--- START DATA LISTING ---

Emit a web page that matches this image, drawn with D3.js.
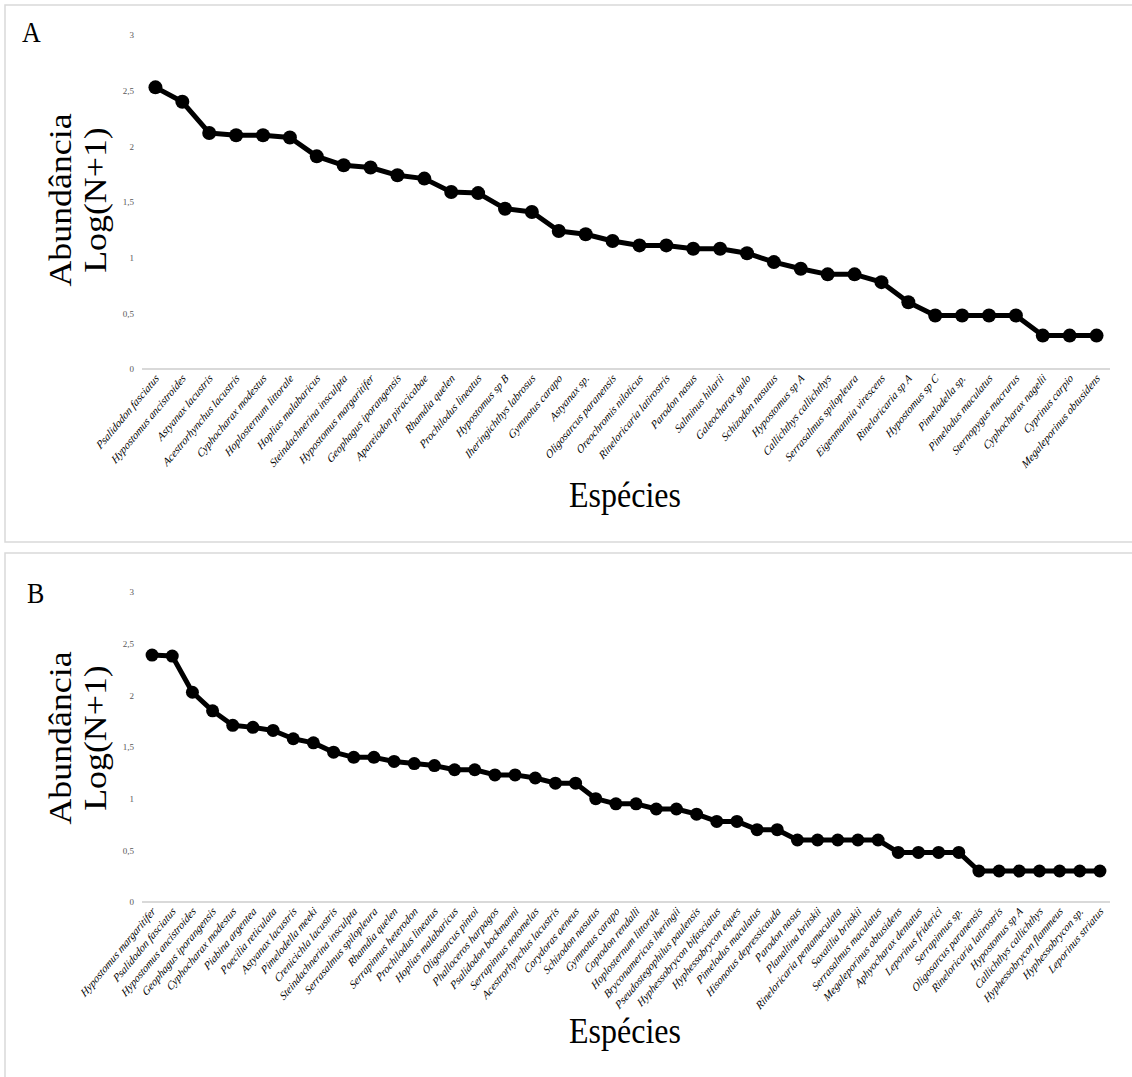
<!DOCTYPE html>
<html><head><meta charset="utf-8">
<script src="https://cdn.jsdelivr.net/npm/d3@7"></script>
<style>body{margin:0;background:#fff}svg{display:block}svg text{font-family:"Liberation Serif","Times New Roman",serif}</style>
</head><body>
<script>
const speciesA = ["Psalidodon fasciatus","Hypostomus ancistroides","Astyanax lacustris","Acestrorhynchus lacustris","Cyphocharax modestus","Hoplosternum littorale","Hoplias malabaricus","Steindachnerina insculpta","Hypostomus margaritifer","Geophagus iporangensis","Apareiodon piracicabae","Rhamdia quelen","Prochilodus lineatus","Hypostomus sp B","Iheringichthys labrosus","Gymnotus carapo","Astyanax sp.","Oligosarcus paranensis","Oreochromis niloticus","Rineloricaria latirostris","Parodon nasus","Salminus hilarii","Galeocharax gulo","Schizodon nasutus","Hypostomus sp A","Callichthys callichthys","Serrasalmus spilopleura","Eigenmannia virescens","Rineloricaria sp A","Hypostomus sp C","Pimelodella sp.","Pimelodus maculatus","Sternopygus macrurus","Cyphocharax nagelii","Cyprinus carpio","Megaleporinus obtusidens"];
const valuesA = [2.53,2.40,2.12,2.10,2.10,2.08,1.91,1.83,1.81,1.74,1.71,1.59,1.58,1.44,1.41,1.24,1.21,1.15,1.11,1.11,1.08,1.08,1.04,0.96,0.90,0.85,0.85,0.78,0.60,0.48,0.48,0.48,0.48,0.30,0.30,0.30];
const speciesB = ["Hypostomus margaritifer","Psalidodon fasciatus","Hypostomus ancistroides","Geophagus iporangensis","Cyphocharax modestus","Piabina argentea","Poecilia reticulata","Astyanax lacustris","Pimelodella meeki","Crenicichla lacustris","Steindachnerina insculpta","Serrasalmus spilopleura","Rhamdia quelen","Serrapinnus heterodon","Prochilodus lineatus","Hoplias malabaricus","Oligosarcus pintoi","Phalloceros harpagos","Psalidodon bockmanni","Serrapinnus notomelas","Acestrorhynchus lacustris","Corydoras aeneus","Schizodon nasutus","Gymnotus carapo","Coptodon rendalli","Hoplosternum littorale","Bryconamericus iheringii","Pseudostegophilus paulensis","Hyphessobrycon bifasciatus","Hyphessobrycon eques","Pimelodus maculatus","Hisonotus depressicauda","Parodon nasus","Planaltina britskii","Rineloricaria pentamaculata","Saxatilia britskii","Serrasalmus maculatus","Megaleporinus obtusidens","Aphyocharax dentatus","Leporinus friderici","Serrapinnus sp.","Oligosarcus paranensis","Rineloricaria latirostris","Hypostomus sp A","Callichthys callichthys","Hyphessobrycon flammeus","Hyphessobrycon sp.","Leporinus striatus"];
const valuesB = [2.39,2.38,2.03,1.85,1.71,1.69,1.66,1.58,1.54,1.45,1.40,1.40,1.36,1.34,1.32,1.28,1.28,1.23,1.23,1.20,1.15,1.15,1.00,0.95,0.95,0.90,0.90,0.85,0.78,0.78,0.70,0.70,0.60,0.60,0.60,0.60,0.60,0.48,0.48,0.48,0.48,0.30,0.30,0.30,0.30,0.30,0.30,0.30];
const yTicks = [0,0.5,1,1.5,2,2.5,3];
const panelLetters = ["A","B"];
const xTitle = "Espécies";
const yTitle1 = "Abundância";
const yTitle2 = "Log(N+1)";

const svg = d3.select("body").append("svg").attr("width",1132).attr("height",1077);

function panel(cfg){
  const g = svg.append("g");
  g.append("rect").attr("x",cfg.box[0]).attr("y",cfg.box[1]).attr("width",cfg.box[2]).attr("height",cfg.box[3])
    .attr("fill","#fff").attr("stroke","#d9d9d9").attr("stroke-width",1.5);
  const x = d3.scaleBand().domain(cfg.species).range([142,1110]);
  const y = d3.scaleLinear().domain([0,3]).range([cfg.y0,cfg.y3]);
  const ya = d3.axisLeft(y).tickValues(yTicks).tickSize(0).tickPadding(0)
    .tickFormat(d=>d3.format("~g")(d).replace(".",","));
  const yg = g.append("g").attr("transform","translate(134,0)").call(ya);
  yg.attr("font-family",null);
  yg.select(".domain").remove();
  yg.selectAll("text").attr("font-size",9).attr("fill","#595959");
  g.append("line").attr("x1",142).attr("x2",1110).attr("y1",y(0)).attr("y2",y(0))
    .attr("stroke","#d9d9d9").attr("stroke-width",2);
  const xa = d3.axisBottom(x).tickSize(0).tickPadding(0);
  const xg = g.append("g").attr("transform",`translate(0,${y(0)})`).call(xa);
  xg.attr("font-family",null);
  xg.select(".domain").remove();
  xg.selectAll("text").attr("font-style","italic").attr("font-size",cfg.fs)
    .attr("fill","#000").attr("text-anchor","end").attr("dy",0).attr("y",0)
    .attr("transform",`translate(4,10) scale(1,${cfg.stretch}) rotate(-45)`);
  const data = cfg.species.map((s,i)=>({s,v:cfg.values[i]}));
  const cx = d=>x(d.s)+x.bandwidth()/2;
  g.append("path").datum(data).attr("fill","none").attr("stroke","#000").attr("stroke-width",cfg.lw)
    .attr("stroke-linejoin","round").attr("d",d3.line().x(cx).y(d=>y(d.v)));
  g.selectAll("circle.m").data(data).join("circle").attr("class","m")
    .attr("cx",cx).attr("cy",d=>y(d.v)).attr("r",cfg.r).attr("fill","#000");
  g.append("text").attr("transform",`translate(${cfg.letterX},${cfg.letterY}) scale(1,1.15)`).attr("font-size",26).text(cfg.letter);
  g.append("text").attr("transform",`translate(625,${cfg.xTitleY}) scale(1,1.15)`).attr("text-anchor","middle")
    .attr("font-size",32).text(xTitle);
  g.append("text").attr("transform",`translate(71,${cfg.yTitleC}) scale(1,1.12) rotate(-90)`).attr("text-anchor","middle")
    .attr("font-size",32).text(yTitle1);
  g.append("text").attr("transform",`translate(106,${cfg.yTitleC}) scale(1,1.12) rotate(-90)`).attr("text-anchor","middle")
    .attr("font-size",32).text(yTitle2);
}

panel({box:[5,5,1140,537],species:speciesA,values:valuesA,y0:369,y3:35,fs:10,stretch:1.2,lw:5,r:7,
  letter:panelLetters[0],letterX:22,letterY:42,xTitleY:507,yTitleC:200});
panel({box:[5,553,1140,540],species:speciesB,values:valuesB,y0:902,y3:592,fs:10,stretch:1.2,lw:5,r:6.5,
  letter:panelLetters[1],letterX:27,letterY:603,xTitleY:1043,yTitleC:738});
</script>
</body></html>
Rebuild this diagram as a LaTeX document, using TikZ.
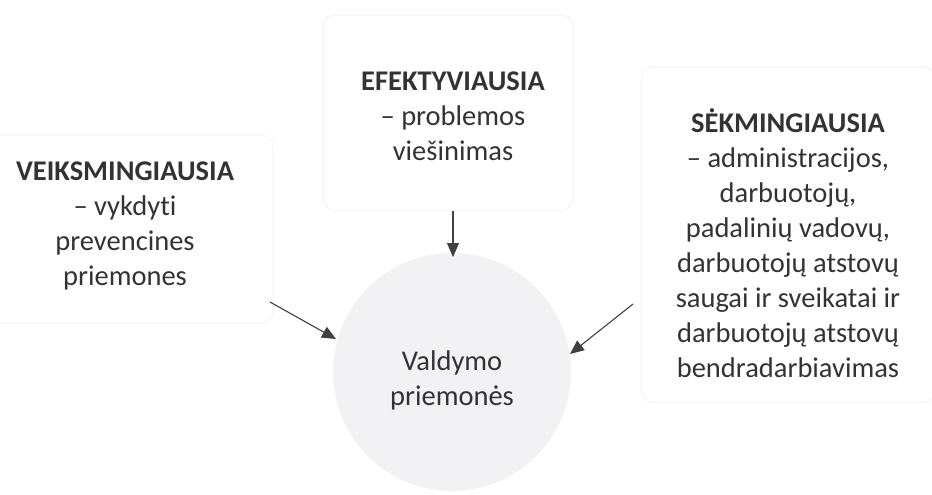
\documentclass[tikz,border=0pt]{standalone}
\usepackage{fontspec}
\setmainfont[Ligatures=NoCommon]{Carlito}
\usetikzlibrary{arrows.meta}
\definecolor{txt}{HTML}{333333}
\definecolor{circfill}{HTML}{F2F2F5}
\definecolor{boxline}{HTML}{F7F7F7}
\tikzset{
  boxtext/.style={align=center, text=txt, font=\fontsize{28.5}{35}\selectfont, inner sep=0pt},
  faintbox/.style={draw=boxline, line width=1.5pt, rounded corners=12pt},
  arr/.style={draw=black!75, line width=1.1pt, -{Triangle[length=14pt,width=12pt]}},
}
\begin{document}
\begin{tikzpicture}[x=1pt,y=-1pt]
\useasboundingbox (0,0) rectangle (932,495);
% faint boxes
\draw[faintbox] (-10,135) rectangle (273,323);
\draw[faintbox] (323,15) rectangle (573,210);
\draw[faintbox] (641,67) rectangle (935,402);
% circle
\node[circle, fill=circfill, minimum size=238pt, inner sep=0pt] (circ) at (452,372) {};
\node[boxtext] (ctext) at (452,380) {Valdymo\\priemonės};
% texts
\node[boxtext] (left) at (125,226) {\textbf{VEIKSMINGIAUSIA}\\– vykdyti\\prevencines\\priemones};
\node[boxtext] (top) at (453,116) {\textbf{EFEKTYVIAUSIA}\\– problemos\\viešinimas};
\node[boxtext] (right) at (788,243) {\textbf{SĖKMINGIAUSIA}\\– administracijos,\\darbuotojų,\\padalinių vadovų,\\darbuotojų atstovų\\saugai ir sveikatai ir\\darbuotojų atstovų\\bendradarbiavimas};
% arrow endpoints
\coordinate (t1) at (453,211);
\coordinate (t2) at (453,257);
\coordinate (l1) at (270,302);
\coordinate (l2) at (336,339);
\coordinate (r1) at (633,304);
\coordinate (r2) at (570,354);
\draw[arr] (t1) -- (t2);
\draw[arr] (l1) -- (l2);
\draw[arr] (r1) -- (r2);
\end{tikzpicture}
\end{document}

--- END DATA LISTING ---

Pick out the lines containing the string "this".

Emit a web page that matches this image, drawn with D3.js.
Rebuild this diagram as a LaTeX document, using TikZ.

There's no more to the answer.